__Work to do__. In the material below, please retype the lines from the very first through the one with "ax.set_axisbelow(True)", exactly and without pictures.

* start *

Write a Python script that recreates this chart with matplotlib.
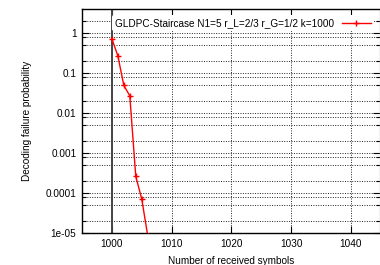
import matplotlib
matplotlib.use("Agg")
import matplotlib.pyplot as plt
import numpy as np

# values
symbols = [1000, 1001, 1002, 1003, 1004, 1005, 1006]
fail_prob = [0.72, 0.27, 0.049, 0.027, 2.6e-4, 7.1e-5, 8.6e-6]
label = "GLDPC-Staircase N1=5 r_L=2/3 r_G=1/2 k=1000"
x_ticks = [1000, 1010, 1020, 1030, 1040]
y_ticks = [1, 0.1, 0.01, 0.001, 0.0001, 1e-05]
y_tick_labels = ["1", "0.1", "0.01", "0.001", "0.0001", "1e-05"]

plt.rcParams['font.family'] = ['Liberation Sans', 'DejaVu Sans']
plt.rcParams['font.size'] = 7.2

fig = plt.figure(figsize=(3.8, 2.65), dpi=100)
ax = fig.add_axes([82/380, 1-233/265, 297.5/380, 224/265])

ax.set_yscale('log')
ax.set_xlim(995, 1044.8)
ax.set_ylim(1e-5, 4)

# grid: majors on x, 1 / 0.8 / 0.5 / 0.2 per decade on y
minor_y = []
for d in range(-5, 1):
    for m in [0.8, 0.5, 0.2]:
        v = m * 10.0**d
        if v > 1e-5:
            minor_y.append(v)
minor_y.append(2.0)
ax.set_xticks(x_ticks)
ax.set_yticks(y_ticks)
ax.set_yticklabels(y_tick_labels)
ax.set_yticks(minor_y, minor=True)
ax.yaxis.set_minor_formatter(matplotlib.ticker.NullFormatter())
ax.grid(True, which='major', axis='both', linestyle=(0, (1, 1.5)), color='#222222', linewidth=0.7)
ax.grid(True, which='minor', axis='y', linestyle=(0, (1, 1.5)), color='#222222', linewidth=0.7)
ax.set_axisbelow(True)

ax.tick_params(which='both', direction='in', top=True, right=True, width=0.8)
ax.tick_params(which='major', length=5, pad=4)
ax.tick_params(which='minor', length=3)
for s in ax.spines.values():
    s.set_linewidth(1.0)
ax.spines['right'].set_color('#bbbbbb')

ax.axvline(1000, color='#444444', linewidth=1.4, zorder=1.5)

ax.plot(symbols, fail_prob, color='red', linewidth=1.0, marker='+',
        markersize=5, markeredgewidth=1.0, label=label, zorder=3)

leg = ax.legend(loc='upper right', markerfirst=False, frameon=True,
                handlelength=2.9, borderpad=0.3, borderaxespad=0.6,
                handletextpad=0.7, fontsize=7.2)
leg.get_frame().set_facecolor('white')
leg.get_frame().set_edgecolor('none')
leg.get_frame().set_alpha(1.0)

ax.set_xlabel("Number of received symbols", fontsize=7.2, labelpad=5)
ax.set_ylabel("Decoding failure probability", fontsize=7.2, labelpad=10)

fig.savefig("out.png", dpi=100)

* end *

__Exercise output__.
Write a Python script that recreates this chart with matplotlib.
import matplotlib
matplotlib.use("Agg")
import matplotlib.pyplot as plt
import numpy as np

# values
symbols = [1000, 1001, 1002, 1003, 1004, 1005, 1006]
fail_prob = [0.72, 0.27, 0.049, 0.027, 2.6e-4, 7.1e-5, 8.6e-6]
label = "GLDPC-Staircase N1=5 r_L=2/3 r_G=1/2 k=1000"
x_ticks = [1000, 1010, 1020, 1030, 1040]
y_ticks = [1, 0.1, 0.01, 0.001, 0.0001, 1e-05]
y_tick_labels = ["1", "0.1", "0.01", "0.001", "0.0001", "1e-05"]

plt.rcParams['font.family'] = ['Liberation Sans', 'DejaVu Sans']
plt.rcParams['font.size'] = 7.2

fig = plt.figure(figsize=(3.8, 2.65), dpi=100)
ax = fig.add_axes([82/380, 1-233/265, 297.5/380, 224/265])

ax.set_yscale('log')
ax.set_xlim(995, 1044.8)
ax.set_ylim(1e-5, 4)

# grid: majors on x, 1 / 0.8 / 0.5 / 0.2 per decade on y
minor_y = []
for d in range(-5, 1):
    for m in [0.8, 0.5, 0.2]:
        v = m * 10.0**d
        if v > 1e-5:
            minor_y.append(v)
minor_y.append(2.0)
ax.set_xticks(x_ticks)
ax.set_yticks(y_ticks)
ax.set_yticklabels(y_tick_labels)
ax.set_yticks(minor_y, minor=True)
ax.yaxis.set_minor_formatter(matplotlib.ticker.NullFormatter())
ax.grid(True, which='major', axis='both', linestyle=(0, (1, 1.5)), color='#222222', linewidth=0.7)
ax.grid(True, which='minor', axis='y', linestyle=(0, (1, 1.5)), color='#222222', linewidth=0.7)
ax.set_axisbelow(True)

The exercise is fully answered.